I ran a report on our ATTENT10N platform looking at 63 brands across 12 sectors. The top quartile scored 46% higher on AI visibility — and 75% of that gap comes from whether AI can find the brand at all.

Four things separate the top from the bottom.

Earned presence is the dominant predictor (+181%). Brands with genuine third-party advocacy — Reddit threads, review depth, press coverage, community discussion — are overwhelmingly more visible to AI than brands relying on owned content alone. AI reads communities. If no one is talking about you independently, AI has nothing to draw on.

AI narrative consistency matters more than you’d expect (+38%). When AI models agree on what a brand stands for, that brand scores significantly higher. When they contradict each other, the brand falls. This isn’t about content volume. It’s about whether the brand signal is clear enough that four different AI systems arrive at the same story.

Brand substance contributes, but modestly (+21%). Distinctiveness, creative depth, bold positioning. These matter because they’re what generates the earned presence in the first place. Substance is the cause. Earned presence is the effect.

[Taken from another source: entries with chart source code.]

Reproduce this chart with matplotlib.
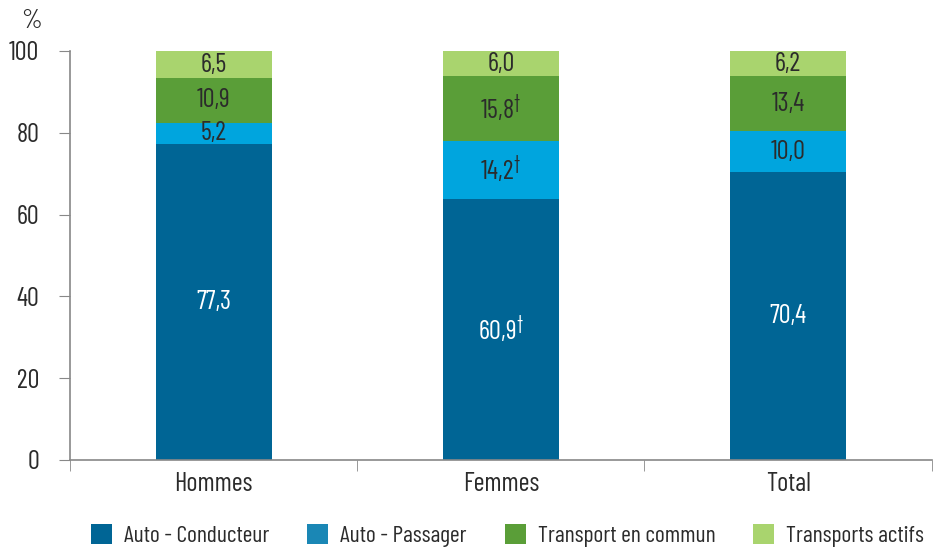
import matplotlib.pyplot as plt
from matplotlib.patches import Patch

groups = ['Hommes', 'Femmes', 'Total']
series = ['Auto - Conducteur', 'Auto - Passager', 'Transport en commun', 'Transports actifs']
conducteur = [77.3, 63.9, 70.4]
passager = [5.2, 14.2, 10.0]
commun = [10.9, 15.8, 13.4]
actifs = [6.5, 6.0, 6.2]
# labels as printed in the source (Femmes driver label differs from bar height)
lab_conducteur = ['77,3', '60,9$^{\\dagger}$', '70,4']
lab_passager = ['5,2', '14,2$^{\\dagger}$', '10,0']
lab_commun = ['10,9', '15,8$^{\\dagger}$', '13,4']
lab_actifs = ['6,5', '6,0', '6,2']

colors = ['#006595', '#00a5de', '#5a9e38', '#a9d46e']
legend_colors = ['#006595', '#1a87b5', '#5a9e38', '#a9d46e']

fam = 'Barlow Condensed'
plt.rcParams['font.family'] = [fam, 'DejaVu Sans']
plt.rcParams['font.weight'] = 'normal'
plt.rcParams['mathtext.fontset'] = 'custom'
plt.rcParams['mathtext.rm'] = fam
txt = '#2b2b2b'
fs = 19

fig = plt.figure(figsize=(9.45, 5.52), dpi=100)
ax = fig.add_axes([0.074, 0.1667, 0.912, 0.741])

x = range(len(groups))
bottom = [0, 0, 0]
for vals, labs, c in zip([conducteur, passager, commun, actifs],
                         [lab_conducteur, lab_passager, lab_commun, lab_actifs], colors):
    ax.bar(x, vals, bottom=bottom, width=0.404, color=c, linewidth=0)
    for i, (v, l) in enumerate(zip(vals, labs)):
        tc = 'white' if c == '#006595' else txt
        ax.text(i, bottom[i] + v / 2, l, ha='center', va='center', fontsize=fs, color=tc)
    bottom = [b + v for b, v in zip(bottom, vals)]

ax.set_xlim(-0.5, 2.5)
ax.set_ylim(0, 100)
ax.set_yticks([0, 20, 40, 60, 80, 100])
ax.set_xticks([0, 1, 2])
ax.set_xticklabels(groups)
ax.set_xticks([-0.5, 0.5, 1.5, 2.5], minor=True)
ax.tick_params(axis='x', which='major', length=0, pad=9, labelsize=fs, labelcolor=txt)
ax.tick_params(axis='x', which='minor', length=8, color='#888888', direction='out')
ax.tick_params(axis='y', length=8, color='#888888', pad=14, labelsize=fs, labelcolor=txt)
for s in ['top', 'right']:
    ax.spines[s].set_visible(False)
for s in ['left', 'bottom']:
    ax.spines[s].set_color('#888888')
    ax.spines[s].set_linewidth(1.2)

fig.text(0.022, 0.962, '%', fontsize=fs, color=txt, ha='left', va='center')

handles = [Patch(facecolor=c, edgecolor='none') for c in legend_colors]
fig.legend(handles, series, loc='lower center', bbox_to_anchor=(0.537, -0.03), ncol=4,
           frameon=False, fontsize=17, labelcolor=txt, handlelength=0.9, handleheight=0.9,
           handletextpad=0.5, columnspacing=1.6)

fig.savefig('out.png', dpi=100)
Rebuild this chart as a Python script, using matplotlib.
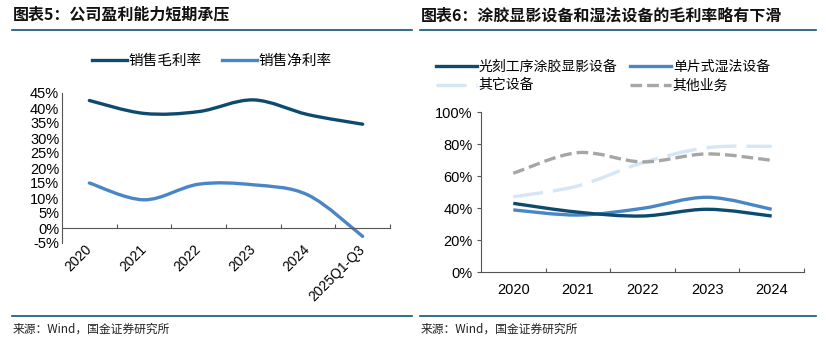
import matplotlib
matplotlib.use('Agg')
import matplotlib.pyplot as plt
from matplotlib.path import Path
from matplotlib.patches import PathPatch
from matplotlib.lines import Line2D

plt.rcParams['font.family'] = ['Liberation Sans', 'Noto Sans CJK SC', 'DejaVu Sans']

# Dati grafico sinistro
anni_sx = ['2020', '2021', '2022', '2023', '2024', '2025Q1-Q3']
margine_lordo = [42.5, 38.2, 38.8, 42.7, 37.8, 34.6]
margine_netto = [15.0, 9.4, 14.6, 14.4, 11.0, -2.8]

# Dati grafico destro
anni_dx = ['2020', '2021', '2022', '2023', '2024']
coater = [42.9, 37.4, 35.0, 39.2, 35.0]
wet = [38.8, 35.6, 39.8, 46.7, 39.2]
altri_dev = [47.0, 53.8, 68.3, 77.7, 78.5]
altri_bus = [61.7, 74.6, 68.8, 73.8, 69.8]

navy = '#0d4b6e'
blu = '#4a86c6'
azzurro = '#d5e6f6'
grigio = '#a6a6a6'
riga = '#0f5476'


def curva(ax, ys, **kw):
    # curva liscia (Catmull-Rom -> Bezier) come le linee "smooth" di Excel
    xs = list(range(len(ys)))
    pts = list(zip(xs, ys))
    verts = [pts[0]]
    codes = [Path.MOVETO]
    n = len(pts)
    for i in range(n - 1):
        p0 = pts[i - 1] if i > 0 else pts[i]
        p1 = pts[i]
        p2 = pts[i + 1]
        p3 = pts[i + 2] if i + 2 < n else pts[i + 1]
        c1 = (p1[0] + (p2[0] - p0[0]) / 6, p1[1] + (p2[1] - p0[1]) / 6)
        c2 = (p2[0] - (p3[0] - p1[0]) / 6, p2[1] - (p3[1] - p1[1]) / 6)
        verts += [c1, c2, p2]
        codes += [Path.CURVE4] * 3
    ax.add_patch(PathPatch(Path(verts, codes), fill=False, transform=ax.transData, **kw))


fig = plt.figure(figsize=(8.26, 3.39), dpi=100)
W, H = 826, 339

# Titoli, righe e fonti
for x0, x1, tit in [(12, 412, '图表5：公司盈利能力短期承压'),
                    (420, 816, '图表6：涂胶显影设备和湿法设备的毛利率略有下滑')]:
    fig.text((x0 + 1) / W, 1 - 15 / H, tit, fontsize=11.5, fontweight='bold',
             family=['Noto Sans CJK SC'], va='center', ha='left', color='#111111')
    fig.add_artist(Line2D([x0 / W, x1 / W], [1 - 30 / H] * 2, color=riga, lw=1.2))
    fig.add_artist(Line2D([x0 / W, x1 / W], [1 - 316 / H] * 2, color=riga, lw=1.2))
    fig.text((x0 + 1) / W, 1 - 329 / H, '来源：Wind，国金证券研究所', fontsize=8.5,
             family=['Noto Sans CJK SC'], va='center', ha='left', color='#222222')

# Grafico sinistro
ax1 = fig.add_axes([62 / W, 1 - 243 / H, 328 / W, 150 / H])
curva(ax1, margine_lordo, edgecolor=navy, lw=2.4, capstyle='round')
curva(ax1, margine_netto, edgecolor=blu, lw=2.4, capstyle='round')
ax1.set_xlim(-0.5, len(anni_sx) - 0.5)
ax1.set_ylim(-5, 45)
ax1.set_yticks(range(-5, 46, 5))
ax1.set_yticklabels(['%d%%' % v for v in range(-5, 46, 5)], fontsize=10.5)
ax1.tick_params(axis='y', length=0, pad=2)
for s in ['top', 'right']:
    ax1.spines[s].set_visible(False)
ax1.spines['left'].set_color('#555555')
ax1.spines['bottom'].set_position(('data', 0))
ax1.spines['bottom'].set_color('#555555')
ax1.set_xticks([i + 0.5 for i in range(len(anni_sx))])
ax1.set_xticklabels([])
ax1.tick_params(axis='x', which='major', direction='in', length=3, color='#555555')
ax1.set_xticks(range(len(anni_sx)), minor=True)
ax1.set_xticklabels(anni_sx, minor=True, rotation=45, ha='right', va='center',
                    rotation_mode='anchor', fontsize=10)
ax1.tick_params(axis='x', which='minor', length=0, pad=14)
h1 = [Line2D([], [], color=navy, lw=2.4), Line2D([], [], color=blu, lw=2.4)]
fig.legend(h1, ['销售毛利率', '销售净利率'], loc='center', bbox_to_anchor=(212 / W, 1 - 61 / H),
           ncol=2, frameon=False, fontsize=10.5, handlelength=2.4, handletextpad=0.1,
           columnspacing=1.4)

# Grafico destro
ax2 = fig.add_axes([481 / W, 1 - 272 / H, 323 / W, 160 / H])
curva(ax2, altri_dev, edgecolor=azzurro, lw=2.4, linestyle=(0, (9, 3)))
curva(ax2, altri_bus, edgecolor=grigio, lw=2.4, linestyle=(0, (3.5, 1.5)))
curva(ax2, wet, edgecolor=blu, lw=2.4)
curva(ax2, coater, edgecolor=navy, lw=2.4)
ax2.set_xlim(-0.5, len(anni_dx) - 0.5)
ax2.set_ylim(0, 100)
ax2.set_yticks(range(0, 101, 20))
ax2.set_yticklabels(['%d%%' % v for v in range(0, 101, 20)], fontsize=10.5)
ax2.tick_params(axis='y', direction='out', length=3, pad=3, color='#555555')
for s in ['top', 'right']:
    ax2.spines[s].set_visible(False)
ax2.spines['left'].set_color('#555555')
ax2.spines['bottom'].set_color('#555555')
ax2.set_xticks([i + 0.5 for i in range(len(anni_dx))])
ax2.set_xticklabels([])
ax2.tick_params(axis='x', which='major', direction='in', length=3, color='#555555')
ax2.set_xticks(range(len(anni_dx)), minor=True)
ax2.set_xticklabels(anni_dx, minor=True, fontsize=10.5)
ax2.tick_params(axis='x', which='minor', length=0, pad=8)
h2 = [Line2D([], [], color=navy, lw=2.4),
      Line2D([], [], color=azzurro, lw=2.4, linestyle=(0, (9, 3))),
      Line2D([], [], color=blu, lw=2.4),
      Line2D([], [], color=grigio, lw=2.4, linestyle=(0, (3.5, 1.5)))]
fig.legend(h2, ['光刻工序涂胶显影设备', '其它设备', '单片式湿法设备', '其他业务'],
           loc='upper left', bbox_to_anchor=(423 / W, 1 - 47 / H), ncol=2, frameon=False,
           fontsize=10, handlelength=3.0, handletextpad=0.1, columnspacing=0.9,
           labelspacing=0.35)

fig.savefig('out.png', dpi=100)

Reviews support the story (+14%). Not the biggest factor, but genuinely independent from everything else. Product experience still counts.

On the negative side: the biggest drag is losing control of the narrative (-103%), followed by creating content that doesn’t match what consumers actually ask AI (-64%). Playing it safe within the category (-26%) rounds it out.

The pattern mirrors System1’s finding for human attention. The brands that win aren’t louder. They’re more coherent. And coherence travels through earned channels that brands can influence but can’t fabricate.